- Born: Peshtan, Tepelenë, Albania
- Education: University of Tirana
- Occupations: Journalist, columnist
- Known for: Founder and editor of Tema newspaper

= Mero Baze =

Albanian journalist

Mero Baze is an Albanian journalist and columnist. He is the founder and editor of the daily newspaper Tema and has been an active figure in Albanian media since the early 1990s. Baze is known for his political commentary and investigative reporting.

== Early life and education ==
Baze studied engineering at the University of Tirana in the early 1990s. During his time as a student, he contributed to the newspaper Studenti and participated in the early stages of Albania's post-communist press.

== Career ==
In 1992, Baze was appointed Director of News at the Albanian Telegraphic Agency (ATA). In August-November 1993 Baze was demoted and later fired from the ATA after publicly criticizing the agency’s politicization by disputing an anti-BBC statement issued by ATA's director Ilir Zhilla in the name of ATA journalists without their consent. Assistant editor Faruk Myrtaj, the only person at the agency who protested Baze’s dismissal, was also fired.

He later served as Chair of the Albanian Journalists' Association.

From 1993 to 1995, Baze worked as a political commentator for the Kosovo-based newspaper Rilindja and as a correspondent for Voice of America. His reporting included coverage of the 1997 unrest in Albania and an interview with imprisoned Socialist Party leader Fatos Nano.

In 1997, Baze founded a private news agency, Enter, which operated during the period of political crisis. That same year, he published Realitete shqiptaro-amerikane, a book focused on Albanian-American relations.

He became a correspondent for Radio Free Europe in 1999, covering the conflict in Kosovo and the Rambouillet Conference. His publications from that period include Shqipëria dhe lufta në Kosovë and Rambuje, Mosmarrëveshjet për paqe.

== Tema newspaper ==
In July 1999, Baze founded the newspaper Tema, which became a daily in September 2000. Initially critical of the Socialist Party, the newspaper later adopted a more oppositional stance toward the Democratic Party, particularly during the administration of Sali Berisha.

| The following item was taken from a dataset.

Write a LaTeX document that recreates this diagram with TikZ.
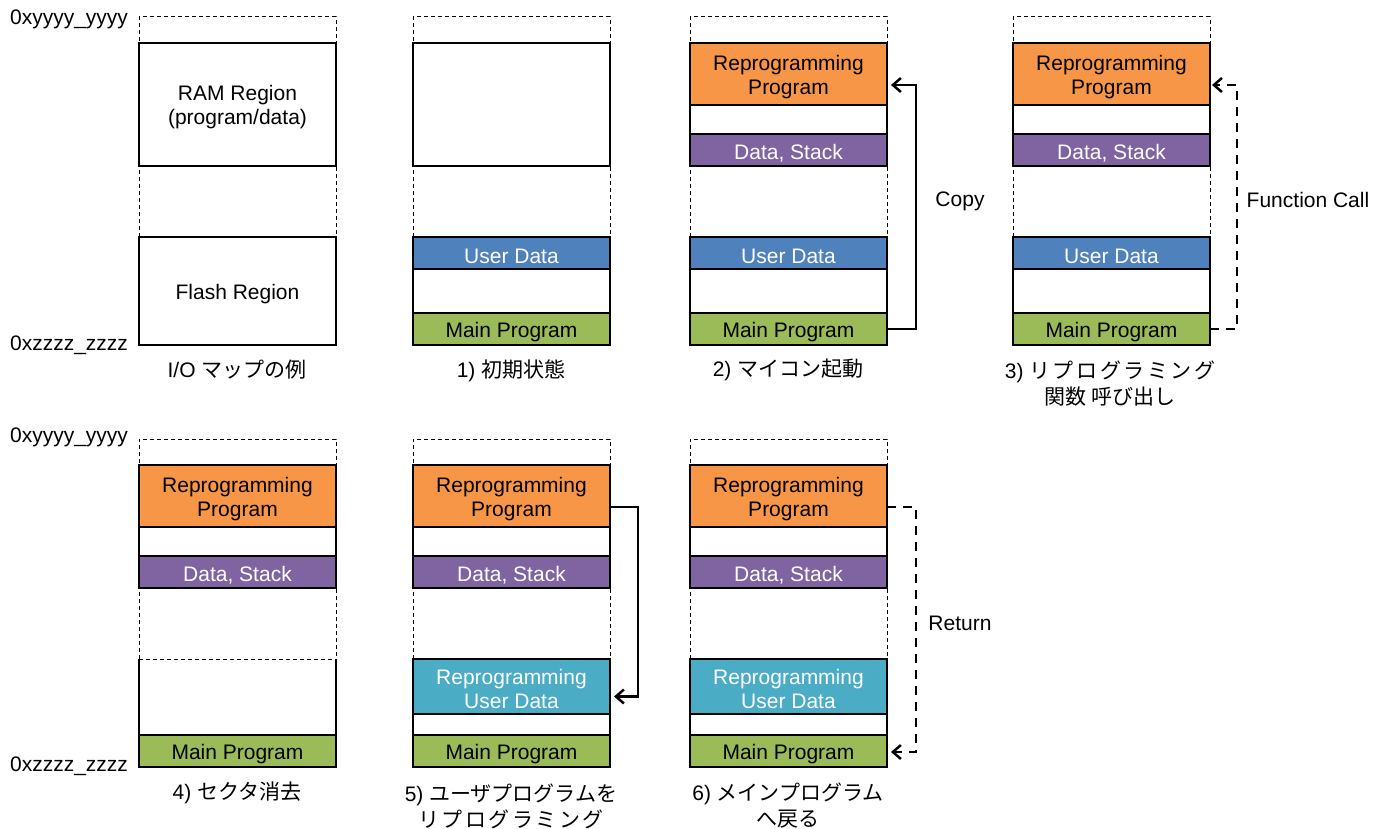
\documentclass[tikz,border=0pt]{standalone}
\usepackage{fontspec}
\setmainfont{Liberation Sans}
\newfontfamily\cjk{Noto Sans CJK JP}
\newfontfamily\cjkw[LetterSpace=12]{Noto Sans CJK JP}
\newcommand\tu{\rule{0pt}{21pt}}
\usetikzlibrary{arrows.meta}
\definecolor{orng}{HTML}{F79646}
\definecolor{purp}{HTML}{8064A2}
\definecolor{blu}{HTML}{4F81BD}
\definecolor{cyn}{HTML}{4BACC6}
\definecolor{grn}{HTML}{9BBB59}
\begin{document}
\begin{tikzpicture}[x=1pt,y=-1pt,
  every node/.style={font=\fontsize{21}{24}\selectfont, inner sep=0pt, outer sep=0pt},
  framebox/.style={draw=black, line width=1pt, dash pattern=on 4pt off 3pt, minimum width=197pt, minimum height=328pt, anchor=north west},
  blk/.style={draw=black, line width=1.2pt, minimum width=197pt, anchor=north west, align=center, fill=white, text=black},
  ramblk/.style={blk, minimum height=123pt},
  flblk/.style={blk, minimum height=108pt},
  rpblk/.style={blk, fill=orng, minimum height=62pt},
  dsblk/.style={blk, fill=purp, text=white, minimum height=32pt},
  udblk/.style={blk, fill=blu, text=white, minimum height=32pt},
  cyblk/.style={blk, fill=cyn, text=white, minimum height=55pt},
  mpblk/.style={blk, fill=grn, minimum height=32pt},
  addr/.style={anchor=east},
  captxt/.style={align=center, font=\fontsize{21}{26}\selectfont},
  lbl/.style={},
  arr/.style={line width=2.5pt, -{Straight Barb[length=8pt,width=14pt]}, shorten >=4pt},
  darr/.style={arr, dash pattern=on 9pt off 7pt},
  thindash/.style={draw=black, line width=1pt, dash pattern=on 4pt off 3pt}
]
\useasboundingbox (0,0) rectangle (1385,829);

% ---------- top row ----------
\node[addr] (ay1) at (128,19) {0xyyyy\_yyyy};
\node[addr] (az1) at (128,345) {0xzzzz\_zzzz};

% column 1
\node[framebox] (f1) at (139,17) {};
\node[ramblk] (ram1) at (139,43) {\tu RAM Region\\(program/data)};
\node[flblk] (fl1) at (139,237) {\tu Flash Region};
\node[captxt] (c1) at (237,370) {I/O {\cjk マップの例}};

% column 2
\node[framebox] (f2) at (413,17) {};
\node[ramblk] (ram2) at (413,43) {};
\node[flblk] (fl2) at (413,237) {};
\node[udblk] (ud2) at (413,237) {\tu User Data};
\node[mpblk] (mp2) at (413,313) {\tu Main Program};
\node[captxt] (c2) at (511,371) {1) {\cjk 初期状態}};

% column 3
\node[framebox] (f3) at (690,17) {};
\node[ramblk] (ram3) at (690,43) {};
\node[rpblk] (rp3) at (690,43) {\tu Reprogramming\\Program};
\node[dsblk] (ds3) at (690,134) {\tu Data, Stack};
\node[flblk] (fl3) at (690,237) {};
\node[udblk] (ud3) at (690,237) {\tu User Data};
\node[mpblk] (mp3) at (690,313) {\tu Main Program};
\node[captxt] (c3) at (788,370) {2) {\cjk マイコン起動}};
\draw[arr] (mp3.east) -- ++(29,0) |- ([yshift=-11pt]rp3.east);
\node[lbl] (l3) at (960,201) {Copy};

% column 4
\node[framebox] (f4) at (1013,17) {};
\node[ramblk] (ram4) at (1013,43) {};
\node[rpblk] (rp4) at (1013,43) {\tu Reprogramming\\Program};
\node[dsblk] (ds4) at (1013,134) {\tu Data, Stack};
\node[flblk] (fl4) at (1013,237) {};
\node[udblk] (ud4) at (1013,237) {\tu User Data};
\node[mpblk] (mp4) at (1013,313) {\tu Main Program};
\node[captxt] (c4) at (1110,384) {3) {\cjkw リプログラミング}\\{\cjk 関数 呼び出し}};
\draw[darr, shorten >=2pt] (mp4.east) -- ++(27,0) |- ([yshift=-11pt]rp4.east);
\node[lbl] (l4) at (1308,200) {Function Call};

% ---------- bottom row ----------
\node[addr] (ay2) at (128,437) {0xyyyy\_yyyy};
\node[addr] (az2) at (128,766) {0xzzzz\_zzzz};

% column 1 (sector erase)
\node[framebox] (f5) at (139,439) {};
\node[ramblk] (ram5) at (139,465) {};
\node[rpblk] (rp5) at (139,465) {\tu Reprogramming\\Program};
\node[dsblk] (ds5) at (139,556) {\tu Data, Stack};
\node[blk, draw=none, minimum height=108pt] (fl5) at (139,659) {};
\draw[line width=1.2pt] (fl5.north west) -- (fl5.south west) -- (fl5.south east) -- (fl5.north east);
\draw[thindash] (fl5.north west) -- (fl5.north east);
\node[mpblk] (mp5) at (139,735) {\tu Main Program};
\node[captxt] (c5) at (237,793) {4) {\cjk セクタ消去}};

% column 2
\node[framebox] (f6) at (413,439) {};
\node[ramblk] (ram6) at (413,465) {};
\node[rpblk] (rp6) at (413,465) {\tu Reprogramming\\Program};
\node[dsblk] (ds6) at (413,556) {\tu Data, Stack};
\node[flblk] (fl6) at (413,659) {};
\node[cyblk] (cy6) at (413,659) {\tu Reprogramming\\User Data};
\node[mpblk] (mp6) at (413,735) {\tu Main Program};
\node[captxt] (c6) at (511,806) {5) {\cjk ユーザプログラムを}\\{\cjkw リプログラミング}};
\draw[arr] ([yshift=-11pt]rp6.east) -- ++(28,0) |- ([yshift=-10pt]cy6.east);

% column 3
\node[framebox] (f7) at (690,439) {};
\node[ramblk] (ram7) at (690,465) {};
\node[rpblk] (rp7) at (690,465) {\tu Reprogramming\\Program};
\node[dsblk] (ds7) at (690,556) {\tu Data, Stack};
\node[flblk] (fl7) at (690,659) {};
\node[cyblk] (cy7) at (690,659) {\tu Reprogramming\\User Data};
\node[mpblk] (mp7) at (690,735) {\tu Main Program};
\node[captxt] (c7) at (788,806) {6) {\cjk メインプログラム}\\{\cjk へ戻る}};
\draw[darr] ([yshift=-11pt]rp7.east) -- ++(29,0) |- ([yshift=-1pt]mp7.east);
\node[lbl] (l7) at (960,623) {Return};
\end{tikzpicture}
\end{document}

Baze's editorial work, including the satirical column "Antena", has received both support and criticism. In 2008, he published Përballja me antiopozitarizmin, a collection of political essays.

In the same year, he began hosting the talk show Faktor Plus on Vizion Plus.

== Publications ==
- Kthim grek (1995) – Essays
- Realitete shqiptaro-amerikane (1997) – Essays
- Shqipëria dhe lufta në Kosovë (1998)
- Përballja me antiopozitarizmin (2008)
- Viti '97: Prapaskenat e krizës që rrënuan shtetin (2010)
- Rambuje mosmarrëveshja për paqe (2000)
- Jug (2014) – Poetry
- Kryeministri i padukshëm (2016) – Political essays
- Rrëfimi i një anti-Berishisti (2018) – Memoir and commentary
- Njeriu që vuri dinamitin (2020) – Investigative narrative
- A ka zgjidhje? (2011)
- Të gjithë na qeshin (2013)
- Parandjenja e vdekjes (2015)
- Kriza e Republikës (2017)
- Republika e parë: historia politike e Kosovës 1989-1999 (2022)

== Legal issues ==
In December 2008, Baze's car was set on fire and exploded outside his apartment building in Tirana. He described the incident as a serious act of intimidation related to his journalism. The Union of Albanian Journalists condemned the attack, while the opposition Socialist Party considered it a dramatic development in the ongoing conflict between Prime Minister Sali Berisha and critical media voices.

In 2005, during the rerun elections in the southern city of Gjirokastër, Baze and fellow journalist Astrit Patozi were physically assaulted by Gjolek Malaj, a relative of a senior Socialist Party official. The attack took place near a polling station in front of police officers who reportedly failed to intervene and instead protected the attackers. The Ministry of Public Order dismissed four police officers for negligence, and the case was sent to the prosecutor general’s office. Malaj was later convicted and sentenced to four months in prison. Baze described the attack as a symptom of criminal elements infiltrating the police, threatening the democratic process.

In 2011, Tema was evicted from a state-owned building, despite having signed a 20-year lease in 2009. That same year, Baze was physically assaulted by businessman Rezart Taçi after publishing reports on the contested privatization of the ARMO oil refineries and accusations of tax evasion.

== Personal life ==
Baze is married and has two children. Though trained as an engineer, he has worked full-time in journalism since the early 1990s.